Я не так много запомнил. Там были такие магистральные линии, которые определяли для него суть войны. Ведь мы представляем, как люди годами воюют, стреляют, а обычно боевые действия — это несколько дней, после чего часть отводят. Есть, конечно, наступательные операции, но редко когда солдат постоянно идет на острие атаки, все время палит, и так годами. Поэтому у отца-то эти дни на передовой, как я посмотрел по документам, десять дней. Он участвовал в наступлении, которое длилось на протяжении почти трех месяцев, это не очень удачная операция 44-го года, когда мы рассекли группировку «Север» на курляндскую и нашу, ленинградскую, прибалтийскую. И они вышли к Юрмале по побережью Рижского залива. Интересно, что после войны никогда нигде никто ничего не говорил про это. На острие этого наступления шла 346-я дебальцевская дивизия, в которой служил мой отец. Он воевал в 1066-м полку стрелковом, был в 1-й пулеметной роте. В одном из донесений я читаю: «1-я пулеметная рота практически уничтожена». Это как раз были дни, когда отца очень тяжело ранило, он выполз с поля боя. Одно из тяжелейших его воспоминаний как раз об этом: он выползал после танковой атаки по раздавленным в блины телам своих товарищей. С наполовину оторванной ногой, потому что ранило его взрывом мины. Это были запредельные впечатления для него. Но он говорил об этом, только если был выпивши, а в другие разы просто: «Я видел самое страшное в жизни: я видел танковую атаку». И он описывал все это иногда, рассказывал, как танк вставал над нашими траншеями, делал поворот фрикционами и в блины равнял наших ребят, сравнивал траншеи с землей.
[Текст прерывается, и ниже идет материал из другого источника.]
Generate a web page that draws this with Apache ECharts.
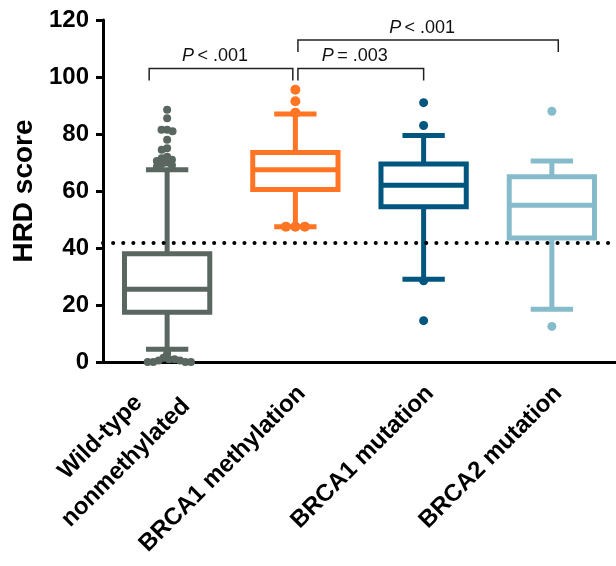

А второй момент, когда мама ему говорила: «Ты побереги себя, совсем себя не бережешь». Он так усмехался, отвечал: «Да ладно, Надя, все мои друзья давно уже в могиле, все там остались». И это ощущение у меня связано ассоциацией с песней «На Безымянной высоте». Вот эти «друзья хорошие», «оставшиеся лежать в темноте», — это то, что я от него усвоил. Ну и вот этих ребятишек я, насколько могу, хороню, поминаю, занимаюсь ими.
Отец в шестьдесят восемь лет умер, по недоразумению отчасти... Пришел инвалидом с войны, но он из такого поколения, что снял все инвалидности. Чуть-чуть прихрамывал, еле заметно, но в бане я его всегда узнавал по развороченной ноге. Мы ходили в общественные бани, там сотни мужиков в пару, и я по бедрам искал. Видел развороченную ногу и знал, что это мой папа. И мне казалась эта нога очень красивой. Что она как роза, как цветок. Как высшая отметка тела человека. Такое вот детское впечатление: тело отца, все посеченное, все в шрамах — это был такой архетип (символ?) своеобразный. Если же мужик был совершенно чистый, голый, я смотрел на него и думал, что это и не мужик, так, ерунда. А вот те, кто в шрамах, — вызывали у меня уважение, они были как отец.
И особое отношение сложилось у меня к инвалидам, которые с культями, с ампутациями. Они обычно кружком садились всегда, это был особый клуб. К ним так осторожно подходили, уважительно. Они отдельно сидели пили пиво, отдельно курили. Когда я им шайку воды приносил, они сидели со своими этими культями: «Спасибо, сынок!» — и это был лучший комплимент. Это за честь считалось — шайку горячей воды подать ветерану. Но тогда они все еще были молодые мужики, по сорок лет.
Поэтому я считаю, что в анамнезе — такие магистральные впечатления, тот фундамент, который меня в конце концов привел к тому, что, может быть, не доделал мой отец. Он ездил несколько раз в командировку в Ригу, возвращался с гостинцами, и я бы хотел сейчас, конечно, узнать... Он воевал буквально в пятидесяти километрах от Риги, там электрички ходят, автобусы. В принципе, он мог доехать до этого места. Туда и я поехал прошлым летом отдельно, я был в этом урочище, буквально на том месте, судя по ориентировке, где ранило моего отца, в ста метрах от него — братская могила неухоженная. Мы ее прибрали всю. Там лежат ребята, я их пробил всех, погибшие в те же дни, когда ранило моего отца, они были или убиты, или скончались от ран. Надо отдать должное местным жителям: у них у всех уважительное отношение. Могила почти на частной территории, но, когда мы туда заехали, женщина, фермерша властная, говорит, это, мол, что еще такое! Я пояснил, зачем мы приехали, и она сразу: «Да-да, конечно-конечно, давайте!» И абсолютно все латышки, когда я спрашивал на заправках, искал место — так как знал только ориентировочно, где должна быть могила наших — реагировали так же.